Bishop was found guilty and led back to her cell for the second strip search of the day. The devil’s teat could not be found this time, but no matter, she was hanged a week later.

Women as the main prey

Such was the experience of one of 17 women killed in Salem’s trials, not to mention many more who survived their imprisonment and tortures in 1692. Seven men were killed, too, but they made up a small fraction of that particular witch hunt’s victims, as was the case with witch hunts around the world.

Of more than 100,000 people in Europe accused of witchcraft in the 1500s and 1600s, history professor Michelle D. Brock wrote in The Washington Post, half were executed.

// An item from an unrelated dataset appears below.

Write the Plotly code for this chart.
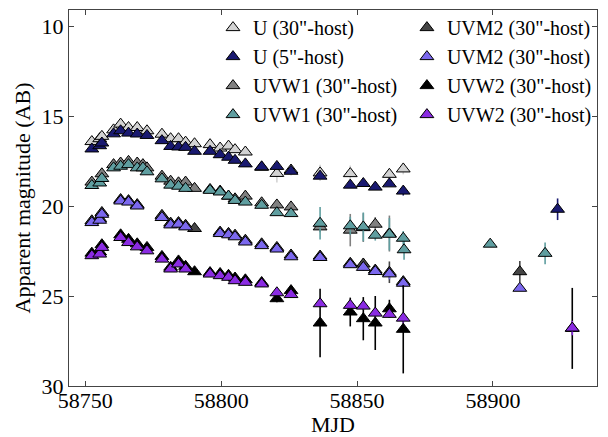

Eighty percent were women.

Of the others, she wrote, “often these were men who did not meet prescribed norms and expectations of masculinity within a patriarchal society.”

And this skewed death toll goes back to at least the dawn of the last millennium.

A woman who sold love charms in a town north of Rome was swept up in a 15th-century purge, accused of transforming into a fly, and sentenced to burn. Ronald Hutton wrote of the incident in his book “The Witch: A History of Fear, from Ancient Times to the Present” — among countless other cases. One day in Austria in 1115, 30 women were burned in a single town. Many persecutions were based on a Bible verse — “Thou shalt not suffer a witch to live” — though various hysterias have looped in everything from fairy legends to ancient tales of a child-killing demoness named Lilith.

In the 15th-century “Malleus Maleficarum,” which is essentially a medieval manual for witch hunting, there’s a whole section devoted to the question: “Why is it that Women are chiefly addicted to Evil Superstitions?”

Some have tried to figure out if there’s a reason for this bias, other than the background levels of misogyny in so many human cultures. One researcher wrote a book about a particular purge in Reformation-era Germany and noted the victims tended to be not just women, but older women.

As the Guardian wrote in its review of the book, this led to some interesting theories: “Witches, by virtue of being menopausal, were unable to contribute to the core activity of village life. And since they were mostly widows too, they were economically marginal and worryingly free from the rule of men.”

Others researchers have analyzed the specific breeds of misogyny that motivated the Middle Age’s leading demonologists, such as the author of the Maleficarum, “in order to understand why [he] felt it essential to link women to witchcraft.”

But these are scholarly theories about events long ago. The men who used to rule Europe and Salem are long gone, and their witch hunts have for the most part gone with them.

As the New York Times wrote, the reality of witch hunts was so poorly remembered by the mid-20th century that sandwich inventor Arnold Reuben could publicly apply the term to a health inspection at his deli.

Then came President Richard Nixon, who “described Watergate as a ‘witch hunt’ to his confidants, who promptly leaked the comment to the press,” the Times wrote.

And then witch hunts were everywhere: On the lips of Clinton’s defenders, and in President Trump’s Twitter feed, and now in Moore’s news release — in which his alleged persecutors are women who would have been 14 and 16 years old when they say he initiated sexual encounters or assaulted them.

And no, it’s not always a man who accuses a woman of hunting him. Sometimes modern-day women use the term, too.

But as the Times wrote, “male politicians are the ones who generally cry ‘witch hunt’ ” — just as their predecessors so often led them.